§ Recorded data:
>>>

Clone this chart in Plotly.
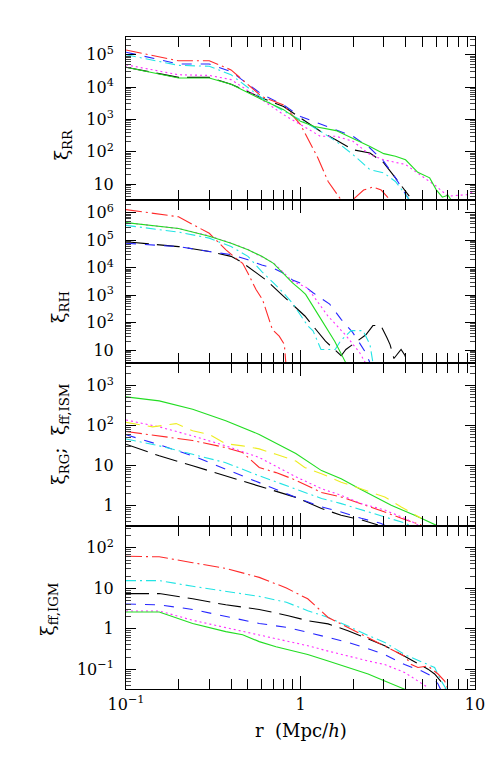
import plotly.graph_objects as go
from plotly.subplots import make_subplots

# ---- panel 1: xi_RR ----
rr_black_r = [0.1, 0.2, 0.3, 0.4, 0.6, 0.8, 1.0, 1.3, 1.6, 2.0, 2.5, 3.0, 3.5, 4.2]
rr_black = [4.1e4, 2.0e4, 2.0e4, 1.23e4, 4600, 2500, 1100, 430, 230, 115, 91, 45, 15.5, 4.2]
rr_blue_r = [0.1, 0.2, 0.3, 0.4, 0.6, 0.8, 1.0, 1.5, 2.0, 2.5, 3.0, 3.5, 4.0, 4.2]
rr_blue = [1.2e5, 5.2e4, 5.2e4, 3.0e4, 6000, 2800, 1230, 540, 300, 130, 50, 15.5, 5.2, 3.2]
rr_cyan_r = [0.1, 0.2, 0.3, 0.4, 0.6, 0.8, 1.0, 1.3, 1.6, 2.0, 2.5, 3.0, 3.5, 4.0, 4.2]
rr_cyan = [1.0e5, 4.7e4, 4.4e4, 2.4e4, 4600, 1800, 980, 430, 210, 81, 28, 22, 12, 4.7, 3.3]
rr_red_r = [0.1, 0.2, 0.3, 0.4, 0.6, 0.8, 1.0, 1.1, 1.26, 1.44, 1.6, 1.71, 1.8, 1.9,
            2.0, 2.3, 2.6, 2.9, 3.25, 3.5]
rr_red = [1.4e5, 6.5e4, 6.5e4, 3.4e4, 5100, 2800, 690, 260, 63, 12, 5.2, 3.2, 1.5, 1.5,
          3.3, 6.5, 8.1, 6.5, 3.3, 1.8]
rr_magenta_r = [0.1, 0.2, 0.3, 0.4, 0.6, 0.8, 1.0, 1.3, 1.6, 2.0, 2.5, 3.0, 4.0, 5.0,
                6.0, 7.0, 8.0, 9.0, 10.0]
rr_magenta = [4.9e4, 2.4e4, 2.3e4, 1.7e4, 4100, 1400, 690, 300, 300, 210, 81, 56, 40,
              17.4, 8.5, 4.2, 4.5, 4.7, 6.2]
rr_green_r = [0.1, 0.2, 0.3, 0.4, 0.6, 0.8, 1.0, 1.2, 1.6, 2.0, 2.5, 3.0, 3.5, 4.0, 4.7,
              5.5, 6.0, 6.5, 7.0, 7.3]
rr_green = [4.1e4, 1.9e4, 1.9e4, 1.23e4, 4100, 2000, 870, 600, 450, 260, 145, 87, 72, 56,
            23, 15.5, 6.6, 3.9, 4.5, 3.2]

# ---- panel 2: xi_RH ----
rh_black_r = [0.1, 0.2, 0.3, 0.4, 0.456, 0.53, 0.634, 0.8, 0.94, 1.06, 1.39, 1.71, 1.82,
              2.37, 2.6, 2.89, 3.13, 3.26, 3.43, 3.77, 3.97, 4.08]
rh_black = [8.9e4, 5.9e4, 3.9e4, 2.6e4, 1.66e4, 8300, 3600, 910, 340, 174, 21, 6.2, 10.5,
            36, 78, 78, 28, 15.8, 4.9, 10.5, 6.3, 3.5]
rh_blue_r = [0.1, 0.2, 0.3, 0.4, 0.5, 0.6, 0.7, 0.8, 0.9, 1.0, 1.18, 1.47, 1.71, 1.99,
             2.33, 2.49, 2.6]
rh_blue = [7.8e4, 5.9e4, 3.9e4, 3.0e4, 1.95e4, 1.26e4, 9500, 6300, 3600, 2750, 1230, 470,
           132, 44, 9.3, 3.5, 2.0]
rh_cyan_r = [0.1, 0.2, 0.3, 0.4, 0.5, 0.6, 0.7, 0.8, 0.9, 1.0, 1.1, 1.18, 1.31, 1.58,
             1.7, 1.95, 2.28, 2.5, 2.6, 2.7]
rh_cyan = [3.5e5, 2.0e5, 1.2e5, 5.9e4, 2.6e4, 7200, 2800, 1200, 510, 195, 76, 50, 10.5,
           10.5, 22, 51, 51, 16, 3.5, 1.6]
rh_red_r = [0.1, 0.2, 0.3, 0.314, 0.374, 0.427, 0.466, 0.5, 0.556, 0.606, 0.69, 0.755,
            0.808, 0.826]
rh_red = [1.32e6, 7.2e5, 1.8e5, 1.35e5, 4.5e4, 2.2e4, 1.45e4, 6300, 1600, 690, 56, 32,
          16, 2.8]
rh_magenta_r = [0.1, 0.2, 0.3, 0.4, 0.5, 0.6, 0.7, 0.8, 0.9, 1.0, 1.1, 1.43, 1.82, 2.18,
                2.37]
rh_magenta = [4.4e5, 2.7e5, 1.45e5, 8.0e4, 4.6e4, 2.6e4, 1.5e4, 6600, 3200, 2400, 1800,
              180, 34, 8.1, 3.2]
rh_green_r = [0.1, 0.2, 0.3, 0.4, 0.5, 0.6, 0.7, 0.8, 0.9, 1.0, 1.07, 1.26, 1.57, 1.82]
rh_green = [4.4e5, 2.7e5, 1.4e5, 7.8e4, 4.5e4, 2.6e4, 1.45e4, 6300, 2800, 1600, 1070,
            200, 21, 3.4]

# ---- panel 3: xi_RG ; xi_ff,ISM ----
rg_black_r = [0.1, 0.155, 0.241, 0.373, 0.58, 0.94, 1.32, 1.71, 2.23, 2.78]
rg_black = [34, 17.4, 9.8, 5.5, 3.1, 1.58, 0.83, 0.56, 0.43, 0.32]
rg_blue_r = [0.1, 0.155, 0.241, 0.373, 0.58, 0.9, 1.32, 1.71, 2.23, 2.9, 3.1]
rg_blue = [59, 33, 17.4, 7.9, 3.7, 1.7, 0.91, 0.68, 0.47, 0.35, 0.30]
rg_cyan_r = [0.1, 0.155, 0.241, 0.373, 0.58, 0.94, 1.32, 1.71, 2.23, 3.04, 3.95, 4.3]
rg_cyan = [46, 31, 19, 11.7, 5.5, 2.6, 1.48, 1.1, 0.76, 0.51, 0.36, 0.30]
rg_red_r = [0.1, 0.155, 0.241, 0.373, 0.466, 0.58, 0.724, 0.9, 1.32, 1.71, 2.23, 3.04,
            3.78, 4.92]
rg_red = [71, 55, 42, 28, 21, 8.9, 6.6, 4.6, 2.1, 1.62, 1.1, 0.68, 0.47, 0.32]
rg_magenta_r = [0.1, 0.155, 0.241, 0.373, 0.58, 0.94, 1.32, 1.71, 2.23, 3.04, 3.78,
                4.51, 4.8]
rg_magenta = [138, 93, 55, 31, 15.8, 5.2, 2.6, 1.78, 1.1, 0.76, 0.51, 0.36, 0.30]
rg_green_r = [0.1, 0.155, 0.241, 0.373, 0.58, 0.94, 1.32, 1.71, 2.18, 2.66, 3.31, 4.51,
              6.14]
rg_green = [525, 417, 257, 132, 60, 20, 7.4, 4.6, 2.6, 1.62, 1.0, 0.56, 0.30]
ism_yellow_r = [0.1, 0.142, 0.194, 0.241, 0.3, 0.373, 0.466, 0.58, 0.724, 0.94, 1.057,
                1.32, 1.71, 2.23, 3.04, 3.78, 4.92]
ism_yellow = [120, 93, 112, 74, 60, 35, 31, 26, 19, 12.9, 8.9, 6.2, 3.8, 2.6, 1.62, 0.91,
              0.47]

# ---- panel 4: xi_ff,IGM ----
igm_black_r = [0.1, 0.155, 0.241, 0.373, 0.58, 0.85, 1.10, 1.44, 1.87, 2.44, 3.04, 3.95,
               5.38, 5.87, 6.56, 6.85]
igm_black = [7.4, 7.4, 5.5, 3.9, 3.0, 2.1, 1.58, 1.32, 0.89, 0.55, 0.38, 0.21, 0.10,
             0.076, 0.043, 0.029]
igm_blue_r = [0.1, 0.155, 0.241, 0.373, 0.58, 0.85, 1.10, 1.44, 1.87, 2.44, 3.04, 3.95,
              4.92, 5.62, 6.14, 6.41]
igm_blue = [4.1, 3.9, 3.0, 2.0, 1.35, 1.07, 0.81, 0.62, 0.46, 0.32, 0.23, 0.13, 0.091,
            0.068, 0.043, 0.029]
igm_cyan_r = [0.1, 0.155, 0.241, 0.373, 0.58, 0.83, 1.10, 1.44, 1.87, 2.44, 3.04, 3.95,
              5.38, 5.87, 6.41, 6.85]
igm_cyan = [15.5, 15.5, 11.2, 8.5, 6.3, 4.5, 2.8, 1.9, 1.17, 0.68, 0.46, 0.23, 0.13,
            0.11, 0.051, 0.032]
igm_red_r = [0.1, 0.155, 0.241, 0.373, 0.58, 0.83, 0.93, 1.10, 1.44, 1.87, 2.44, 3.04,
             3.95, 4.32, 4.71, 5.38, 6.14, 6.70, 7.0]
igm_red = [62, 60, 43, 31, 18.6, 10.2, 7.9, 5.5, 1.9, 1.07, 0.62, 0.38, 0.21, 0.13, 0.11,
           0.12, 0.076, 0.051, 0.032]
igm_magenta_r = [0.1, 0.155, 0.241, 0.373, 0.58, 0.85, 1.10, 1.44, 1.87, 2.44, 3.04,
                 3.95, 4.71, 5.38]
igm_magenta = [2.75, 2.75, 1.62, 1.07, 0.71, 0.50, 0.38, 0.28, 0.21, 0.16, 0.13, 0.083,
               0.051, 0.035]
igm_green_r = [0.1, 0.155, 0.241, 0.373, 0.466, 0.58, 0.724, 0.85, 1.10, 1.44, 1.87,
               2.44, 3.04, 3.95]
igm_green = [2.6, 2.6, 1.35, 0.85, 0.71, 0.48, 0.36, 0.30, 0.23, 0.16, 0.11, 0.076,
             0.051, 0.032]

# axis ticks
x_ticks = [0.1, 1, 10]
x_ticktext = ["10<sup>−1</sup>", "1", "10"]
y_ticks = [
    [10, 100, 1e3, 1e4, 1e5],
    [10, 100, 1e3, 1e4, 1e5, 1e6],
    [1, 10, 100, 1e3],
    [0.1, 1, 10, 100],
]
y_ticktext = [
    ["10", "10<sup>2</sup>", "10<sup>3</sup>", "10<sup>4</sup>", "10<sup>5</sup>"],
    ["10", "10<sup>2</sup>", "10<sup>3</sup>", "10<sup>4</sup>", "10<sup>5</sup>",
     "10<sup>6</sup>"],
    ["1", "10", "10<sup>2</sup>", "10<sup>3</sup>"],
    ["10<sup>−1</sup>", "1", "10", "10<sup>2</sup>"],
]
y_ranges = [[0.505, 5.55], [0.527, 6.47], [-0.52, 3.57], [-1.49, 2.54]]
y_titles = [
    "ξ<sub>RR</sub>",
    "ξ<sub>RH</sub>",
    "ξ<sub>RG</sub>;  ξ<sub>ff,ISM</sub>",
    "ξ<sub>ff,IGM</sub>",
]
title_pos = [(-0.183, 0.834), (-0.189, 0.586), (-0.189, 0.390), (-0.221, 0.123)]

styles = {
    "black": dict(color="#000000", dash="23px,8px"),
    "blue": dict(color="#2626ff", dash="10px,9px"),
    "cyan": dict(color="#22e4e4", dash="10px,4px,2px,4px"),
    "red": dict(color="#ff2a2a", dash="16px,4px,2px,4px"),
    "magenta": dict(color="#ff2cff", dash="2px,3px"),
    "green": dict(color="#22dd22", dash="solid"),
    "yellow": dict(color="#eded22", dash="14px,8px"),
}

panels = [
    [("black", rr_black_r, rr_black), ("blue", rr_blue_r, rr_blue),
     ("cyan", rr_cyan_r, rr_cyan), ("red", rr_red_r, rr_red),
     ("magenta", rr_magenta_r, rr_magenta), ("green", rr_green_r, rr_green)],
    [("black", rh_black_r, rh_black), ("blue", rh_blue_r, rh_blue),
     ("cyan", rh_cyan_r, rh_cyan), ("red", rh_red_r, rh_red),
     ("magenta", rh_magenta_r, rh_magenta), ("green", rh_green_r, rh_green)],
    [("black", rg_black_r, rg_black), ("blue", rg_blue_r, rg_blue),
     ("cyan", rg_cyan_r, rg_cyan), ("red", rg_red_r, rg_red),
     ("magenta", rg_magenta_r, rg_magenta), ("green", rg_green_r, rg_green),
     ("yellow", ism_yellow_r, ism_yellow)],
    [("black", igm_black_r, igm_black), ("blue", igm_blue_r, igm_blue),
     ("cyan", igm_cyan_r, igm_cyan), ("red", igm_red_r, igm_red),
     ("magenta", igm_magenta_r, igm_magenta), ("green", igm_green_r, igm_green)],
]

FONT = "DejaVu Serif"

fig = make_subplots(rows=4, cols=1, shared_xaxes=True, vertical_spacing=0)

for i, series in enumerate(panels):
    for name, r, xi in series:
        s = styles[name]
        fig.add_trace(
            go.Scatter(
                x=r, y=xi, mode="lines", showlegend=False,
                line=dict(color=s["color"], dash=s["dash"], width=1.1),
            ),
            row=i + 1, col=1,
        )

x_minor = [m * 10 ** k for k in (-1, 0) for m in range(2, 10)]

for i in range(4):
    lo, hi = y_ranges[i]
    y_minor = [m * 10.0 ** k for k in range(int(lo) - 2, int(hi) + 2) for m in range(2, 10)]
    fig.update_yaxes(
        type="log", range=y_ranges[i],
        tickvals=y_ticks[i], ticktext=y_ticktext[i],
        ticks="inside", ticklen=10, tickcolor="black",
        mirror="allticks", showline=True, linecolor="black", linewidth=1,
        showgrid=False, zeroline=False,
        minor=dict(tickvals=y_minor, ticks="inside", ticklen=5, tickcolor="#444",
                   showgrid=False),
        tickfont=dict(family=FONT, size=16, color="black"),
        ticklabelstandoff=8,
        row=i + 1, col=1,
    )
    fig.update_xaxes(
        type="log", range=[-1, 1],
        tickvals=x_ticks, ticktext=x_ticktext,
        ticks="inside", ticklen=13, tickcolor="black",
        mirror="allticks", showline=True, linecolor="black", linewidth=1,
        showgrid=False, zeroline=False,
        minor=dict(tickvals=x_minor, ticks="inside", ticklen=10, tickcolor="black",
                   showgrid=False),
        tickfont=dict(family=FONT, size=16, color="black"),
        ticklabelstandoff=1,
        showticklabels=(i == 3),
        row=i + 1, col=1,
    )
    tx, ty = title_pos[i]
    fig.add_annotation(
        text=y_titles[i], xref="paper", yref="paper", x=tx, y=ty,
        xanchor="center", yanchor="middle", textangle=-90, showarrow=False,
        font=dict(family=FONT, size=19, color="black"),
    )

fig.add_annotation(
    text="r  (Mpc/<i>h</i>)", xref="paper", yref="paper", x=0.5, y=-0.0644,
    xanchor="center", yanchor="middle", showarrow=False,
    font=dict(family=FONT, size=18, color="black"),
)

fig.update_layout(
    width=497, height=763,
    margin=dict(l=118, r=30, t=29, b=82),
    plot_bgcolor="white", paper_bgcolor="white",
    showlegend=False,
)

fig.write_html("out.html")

<<<

§ What is needed:
Give again, word for word, every line from the top of the data through the line with "23, 15.5, 6.6, 3.9, 4.5, 3.2]", both ends included, and exclude the pictures.

§ Finished task:
Clone this chart in Plotly.
import plotly.graph_objects as go
from plotly.subplots import make_subplots

# ---- panel 1: xi_RR ----
rr_black_r = [0.1, 0.2, 0.3, 0.4, 0.6, 0.8, 1.0, 1.3, 1.6, 2.0, 2.5, 3.0, 3.5, 4.2]
rr_black = [4.1e4, 2.0e4, 2.0e4, 1.23e4, 4600, 2500, 1100, 430, 230, 115, 91, 45, 15.5, 4.2]
rr_blue_r = [0.1, 0.2, 0.3, 0.4, 0.6, 0.8, 1.0, 1.5, 2.0, 2.5, 3.0, 3.5, 4.0, 4.2]
rr_blue = [1.2e5, 5.2e4, 5.2e4, 3.0e4, 6000, 2800, 1230, 540, 300, 130, 50, 15.5, 5.2, 3.2]
rr_cyan_r = [0.1, 0.2, 0.3, 0.4, 0.6, 0.8, 1.0, 1.3, 1.6, 2.0, 2.5, 3.0, 3.5, 4.0, 4.2]
rr_cyan = [1.0e5, 4.7e4, 4.4e4, 2.4e4, 4600, 1800, 980, 430, 210, 81, 28, 22, 12, 4.7, 3.3]
rr_red_r = [0.1, 0.2, 0.3, 0.4, 0.6, 0.8, 1.0, 1.1, 1.26, 1.44, 1.6, 1.71, 1.8, 1.9,
            2.0, 2.3, 2.6, 2.9, 3.25, 3.5]
rr_red = [1.4e5, 6.5e4, 6.5e4, 3.4e4, 5100, 2800, 690, 260, 63, 12, 5.2, 3.2, 1.5, 1.5,
          3.3, 6.5, 8.1, 6.5, 3.3, 1.8]
rr_magenta_r = [0.1, 0.2, 0.3, 0.4, 0.6, 0.8, 1.0, 1.3, 1.6, 2.0, 2.5, 3.0, 4.0, 5.0,
                6.0, 7.0, 8.0, 9.0, 10.0]
rr_magenta = [4.9e4, 2.4e4, 2.3e4, 1.7e4, 4100, 1400, 690, 300, 300, 210, 81, 56, 40,
              17.4, 8.5, 4.2, 4.5, 4.7, 6.2]
rr_green_r = [0.1, 0.2, 0.3, 0.4, 0.6, 0.8, 1.0, 1.2, 1.6, 2.0, 2.5, 3.0, 3.5, 4.0, 4.7,
              5.5, 6.0, 6.5, 7.0, 7.3]
rr_green = [4.1e4, 1.9e4, 1.9e4, 1.23e4, 4100, 2000, 870, 600, 450, 260, 145, 87, 72, 56,
            23, 15.5, 6.6, 3.9, 4.5, 3.2]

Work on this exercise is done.